“La caccia di Salomon Klein”
Tel Aviv, luglio 1942. “Perché io?” domanda Salomon Klein, ebreo tedesco piuttosto assimilato, approdato in Palestina fuggendo dalla Germania nazista, a David Ben Gurion, quando il futuro Primo Ministro dello Stato d’Israele lo convoca nel suo studio per affidargli una missione. “Potrei darle cento ragioni eppure non basterebbe. Di molti che vivono in questa terra, alcuni sono in fuga dal passato, altri vogliono vivere ancora nel passato. Lei non ha dimenticato chi è stato. Non so neppure se, quando finirà la follia che è scesa sul mondo, resterà con noi. E non mi interessa neanche. Lei vuole soltanto mettere d’accordo il passato e il presente, non alterarli. E ritrovare quel filo che ha smarrito. Non sarà facile e non sono certo che ci riuscirà. Ma nel farlo sarà un nemico implacabile di chi nega il senso del passato per costruire un presente senza giustificazioni nella storia e nei sentimenti. Per questo ho scelto lei”. Questa è la risposta che il grande architetto dello Stato ebraico dà nell’immaginario incontro con il protagonista de “La caccia di Salomon Klein”, edizioni Mursia 2010. Un romanzo che racconta una storia inventata, ma fino a un certo punto, come spiega l’autore, il giornalista Massimo Lomonaco. Perché sullo sfondo rimangono profili storici tanto inquietanti, quanto poco conosciuti: il progetto di Hitler e Himmler di portare la Shoah direttamente là dove tanti ebrei europei si stavano rifugiando, in Palestina, se Rommel avesse sconfitto gli inglesi a El Alamein, e il piano di Ben Gurion di radunare tutti gli ebrei sul monte Carmelo per difendersi se fosse accaduto. Sarà proprio sventare questo pericolo il compito che viene affidato a Salomon Klein nel colloquio. “A chi sostiene che Israele sia nato esclusivamente grazie alla Shoah, voglio dimostrare che l’aspirazione e la lotta politica del sionismo, nascono ben prima, così come lo scontro con gli Arabi”. Così Massimo Lomonaco ha raccontato il suo nuovo libro, presentandolo insieme all’onorevole Emanuele Fiano e allo storico David Bidussa alla libreria Mursia di Milano “Salomon non è sionista, va in Palestina perché è l’unico posto in cui può andare. E a lui, uomo sospeso tra il passato e il presente, spetterà il compito di vendicare la parte più colpita”.

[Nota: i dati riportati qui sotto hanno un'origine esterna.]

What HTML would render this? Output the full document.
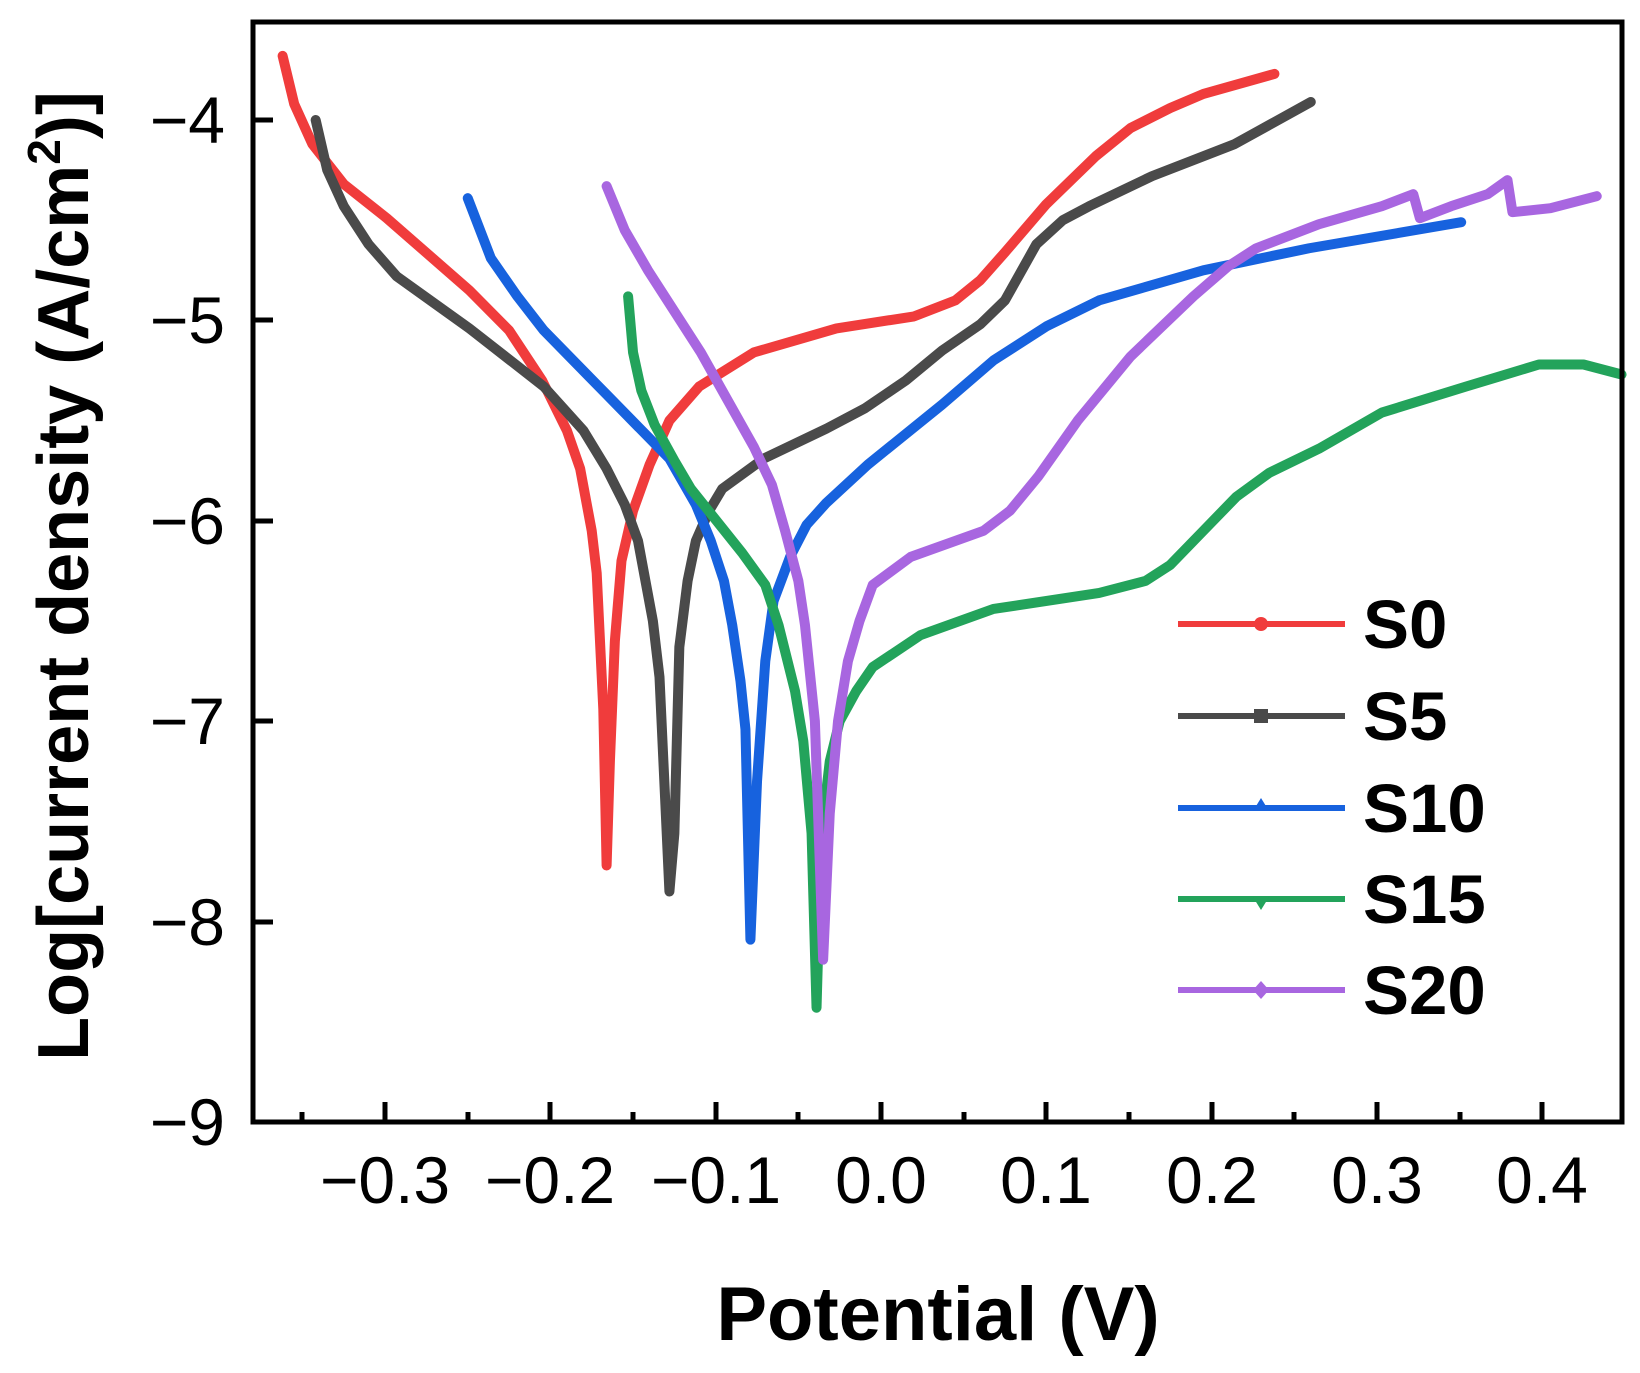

“Trovo che questo libro, oltre a essere avvincente e quasi giallistico, rappresenti uno strumento importante per comprendere le tensioni irrimediabilmente irrisolte che pervadono lo Stato d’Israele – ha spiegato Emanuele Fiano – Contraddizioni e difficoltà che chi vive, ma anche chi ama questa terra, respira quotidianamente. Che non prescindono dall’attualità, nei suoi rapporti con l’Europa, nel panarabismo estremista e antiebraico del movimento dei Fratelli musulmani, ma anche nel fatto che, finché da ambo le parti del conflitto, si parla e si agisce in termini di epica e di eroismo, sarà difficile uscirne”. E sulla differenza tra l’intelligenza politica di Ben Gurion, e quello che ha definito come “lo scontro attuale, che non porta nessuna utilità, come uno spettacolare derby, che non si propone di finire mai” ha posto l’accento David Bidussa. “Oggi manca la percezione della finalità politica del conflitto, sembra che non si sappia dove si vuole arrivare. Ho trovato ‘La caccia di Salom Klein’ un vero trattato sull’intelligenza politica, perché forse Ben Gurion non ha mai pronunciato quelle esatte parole, ma non ha importanza. Sapeva bene quale era l’obiettivo da raggiungere, e come misurarsi col risultato”.